* Begin Items *

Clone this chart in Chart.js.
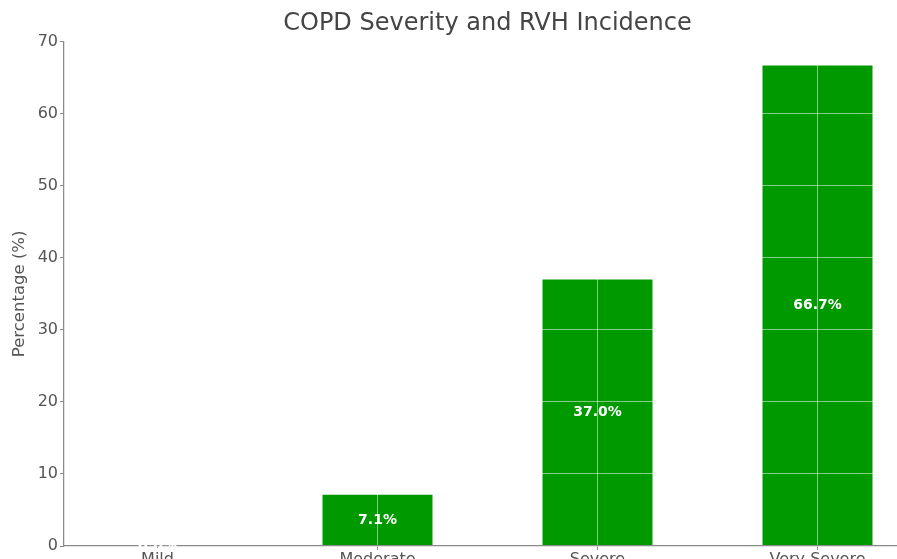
<!DOCTYPE html>
<html>
<head>
<meta charset="utf-8">
<title>COPD Severity and RVH Incidence</title>
<script src="https://cdn.jsdelivr.net/npm/chart.js@4/dist/chart.umd.min.js"></script>
<style>
  html, body { margin: 0; padding: 0; background: #fff; }
  #wrap { width: 897px; height: 559px; overflow: hidden; position: relative; }
  canvas { display: block; }
</style>
</head>
<body>
<div id="wrap"><canvas id="chart" width="974" height="580"></canvas></div>
<script>
// Severity groups and the share of patients with RVH in each (%)
const categories = ['Mild', 'Moderate', 'Severe', 'Very Severe'];
const rvhPercent = [0.0, 7.1, 37.0, 66.7];
const yTicks = [0, 10, 20, 30, 40, 50, 60, 70];
const chartTitle = 'COPD Severity and RVH Incidence';

const FONT = "'DejaVu Sans', 'Liberation Sans', sans-serif";
const BAR_GREEN = '#009900';
const AXIS_GREY = '#8a8a8a';
const TEXT_GREY = '#555555';
const GRID_WHITE = 'rgba(255,255,255,0.5)';

// Title centred over the plotting area rather than the whole canvas
const plotTitle = {
  id: 'plotTitle',
  afterDraw(chart) {
    const { ctx, chartArea } = chart;
    ctx.save();
    ctx.font = '24px ' + FONT;
    ctx.fillStyle = '#444444';
    ctx.textAlign = 'center';
    ctx.textBaseline = 'alphabetic';
    ctx.fillText(chartTitle, (chartArea.left + chartArea.right) / 2, 30);
    ctx.restore();
  }
};

// Percent labels printed in the middle of each bar
const barLabels = {
  id: 'barLabels',
  afterDraw(chart) {
    const ctx = chart.ctx;
    const meta = chart.getDatasetMeta(0);
    ctx.save();
    ctx.font = 'bold 14px ' + FONT;
    ctx.fillStyle = '#ffffff';
    ctx.textAlign = 'center';
    ctx.textBaseline = 'middle';
    meta.data.forEach((bar, i) => {
      const v = rvhPercent[i];
      ctx.fillText(v.toFixed(1) + '%', bar.x, (bar.y + bar.base) / 2);
    });
    ctx.restore();
  }
};

new Chart(document.getElementById('chart'), {
  type: 'bar',
  data: {
    datasets: [{
      data: rvhPercent.map((v, i) => ({ x: i, y: v })),
      backgroundColor: BAR_GREEN,
      borderWidth: 0,
      barPercentage: 0.5,
      categoryPercentage: 1.0
    }]
  },
  options: {
    responsive: false,
    animation: false,
    events: [],
    layout: { padding: { left: 0, right: 63, top: 41.7, bottom: 0 } },
    plugins: {
      legend: { display: false },
      tooltip: { enabled: false },
      title: { display: false }
    },
    scales: {
      x: {
        type: 'linear',
        min: -0.425,
        max: 3.425,
        offset: false,
        afterBuildTicks(scale) {
          scale.ticks = categories.map((_, i) => ({ value: i }));
        },
        afterFit(scale) { scale.height = 580 - 546; },
        ticks: {
          color: TEXT_GREY,
          font: { family: FONT, size: 16 },
          padding: 0,
          maxRotation: 0,
          autoSkip: false,
          callback: (v) => categories[v]
        },
        grid: {
          offset: false,
          z: 1,
          color: GRID_WHITE,
          lineWidth: 1,
          tickColor: AXIS_GREY,
          tickLength: 4
        },
        border: { display: true, z: 2, color: AXIS_GREY, width: 1.25 }
      },
      y: {
        min: 0,
        max: 70,
        afterBuildTicks(scale) {
          scale.ticks = yTicks.map(v => ({ value: v }));
        },
        afterFit(scale) { scale.width = 64; },
        ticks: {
          color: TEXT_GREY,
          font: { family: FONT, size: 16 },
          padding: 2
        },
        grid: {
          z: 1,
          color: GRID_WHITE,
          lineWidth: 1,
          tickColor: AXIS_GREY,
          tickLength: 4
        },
        border: { display: true, z: 2, color: AXIS_GREY, width: 1.25 },
        title: {
          display: true,
          text: 'Percentage (%)',
          color: TEXT_GREY,
          font: { family: FONT, size: 16.5 },
          padding: { top: 10, bottom: 0 }
        }
      }
    }
  },
  plugins: [plotTitle, barLabels]
});
</script>
</body>
</html>
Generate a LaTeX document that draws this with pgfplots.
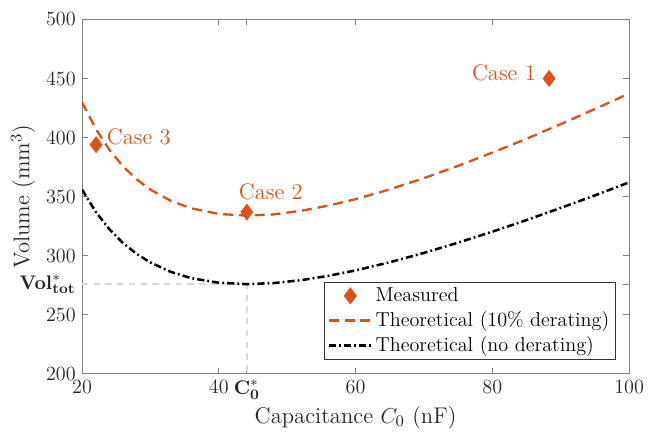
\documentclass[border=0pt]{standalone}
\usepackage{pgfplots}
\pgfplotsset{compat=1.18}
\definecolor{mred}{RGB}{217,83,25}
\definecolor{guide}{RGB}{217,217,217}
\definecolor{axgray}{RGB}{128,128,128}
\definecolor{txt}{RGB}{38,38,38}
\pgfplotsset{
    markleg/.style={legend image code/.code={\draw[##1] plot coordinates {(0.42cm,0cm)};}},
    lineleg/.style={legend image code/.code={\draw[##1] (0cm,0cm) -- (0.82cm,0cm);}},
}

\begin{document}
\begin{tikzpicture}
\begin{axis}[
    scale only axis,
    width=304pt,
    height=197pt,
    xmin=20, xmax=100,
    ymin=200, ymax=500,
    xtick={20,40,44.1,60,80,100},
    xticklabels={20,40,$\mathbf{C}_{\mathbf{0}}^{*}$,60,80,100},
    ytick={200,250,276,300,350,400,450,500},
    yticklabels={200,250,$\mathbf{Vol}^{*}_{\mathbf{tot}}$,300,350,400,450,500},
    tick align=inside,
    major tick length=3.3pt,
    axis line style={axgray, line width=0.6pt},
    tick style={axgray, line width=0.6pt},
    tick label style={font=\fontsize{11.2}{13}\selectfont, text=txt},
    label style={font=\fontsize{12.6}{14}\selectfont, text=txt},
    xlabel={Capacitance $C_0$ (nF)},
    ylabel={Volume (mm$^3$)},
    xlabel style={at={(axis description cs:0.5,-0.124)}, anchor=center},
    ylabel style={at={(axis description cs:-0.108,0.5)}, anchor=center},
    legend style={
        at={(0.976,0.039)},
        anchor=south east,
        font=\fontsize{11.2}{13}\selectfont,
        draw=black!80,
        line width=0.5pt,
        cells={anchor=west},
        inner xsep=1.5pt, inner ysep=1pt,
    },
]

% guide lines at the optimum
\addplot[guide, line width=1.1pt, dash pattern=on 3.5pt off 3pt, forget plot]
    coordinates {(20,276) (44.1,276) (44.1,200)};

% measured cases
\addplot[only marks, mark=diamond*, mark size=4.4pt, color=mred, fill=mred, markleg]
    coordinates {(22.05,394) (44.1,337) (88.3,450)};

% theoretical, 10% derating
\addplot[mred, line width=1.3pt, dash pattern=on 5.5pt off 3.3pt, lineleg]
    coordinates {
    (20,430.0) (22,407.4) (24,389.6) (26,375.6) (28,364.6) (30,356.0)
    (33,346.4) (36,340.1) (40,335.4) (44,334.0) (48,335.0) (52,338.0)
    (56,342.4) (60,347.9) (65,356.2) (70,365.7) (75,376.1) (80,387.3)
    (85,399.0) (90,411.4) (95,424.2) (100,437.3)
    };

% theoretical, no derating
\addplot[black, line width=1.4pt, dash pattern=on 4pt off 1.7pt on 1pt off 1.7pt, lineleg]
    coordinates {
    (20,356.0) (22,337.2) (24,322.4) (26,310.7) (28,301.5) (30,294.3)
    (33,286.3) (36,281.0) (40,277.2) (44,276.0) (48,276.9) (52,279.3)
    (56,283.0) (60,287.6) (65,294.5) (70,302.4) (75,311.1) (80,320.4)
    (85,330.2) (90,340.5) (95,351.1) (100,362.1)
    };

\legend{Measured, Theoretical (10\% derating), Theoretical (no derating)}

\node[text=mred, font=\fontsize{12.5}{14}\selectfont] at (axis cs:28.3,400.3) {Case 3};
\node[text=mred, font=\fontsize{12.5}{14}\selectfont] at (axis cs:47.6,353.8) {Case 2};
\node[text=mred, font=\fontsize{12.5}{14}\selectfont] at (axis cs:81.7,455) {Case 1};

\end{axis}
\pgfresetboundingbox
\path (-45.6pt,-33.9pt) rectangle (319.5pt,207.8pt);
\end{tikzpicture}
\end{document}
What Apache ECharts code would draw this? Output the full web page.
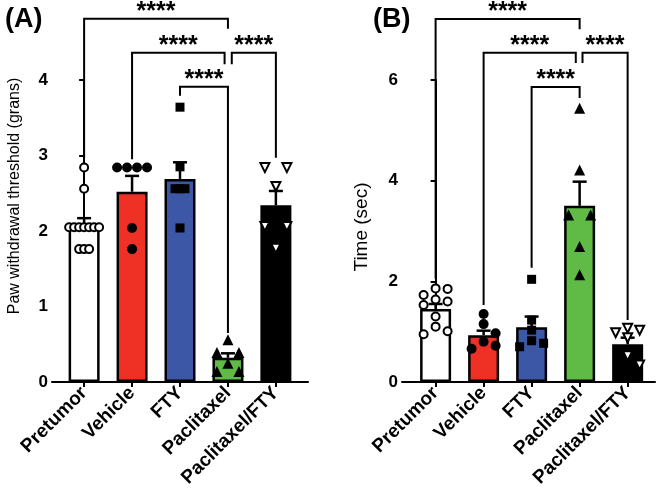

* End Items *

In the listing, find every line containing the word "code" and list it.

    markleg/.style={legend image code/.code={\draw[##1] plot coordinates {(0.42cm,0cm)};}},
    lineleg/.style={legend image code/.code={\draw[##1] (0cm,0cm) -- (0.82cm,0cm);}},
What Apache ECharts code would draw this? Output the full web page.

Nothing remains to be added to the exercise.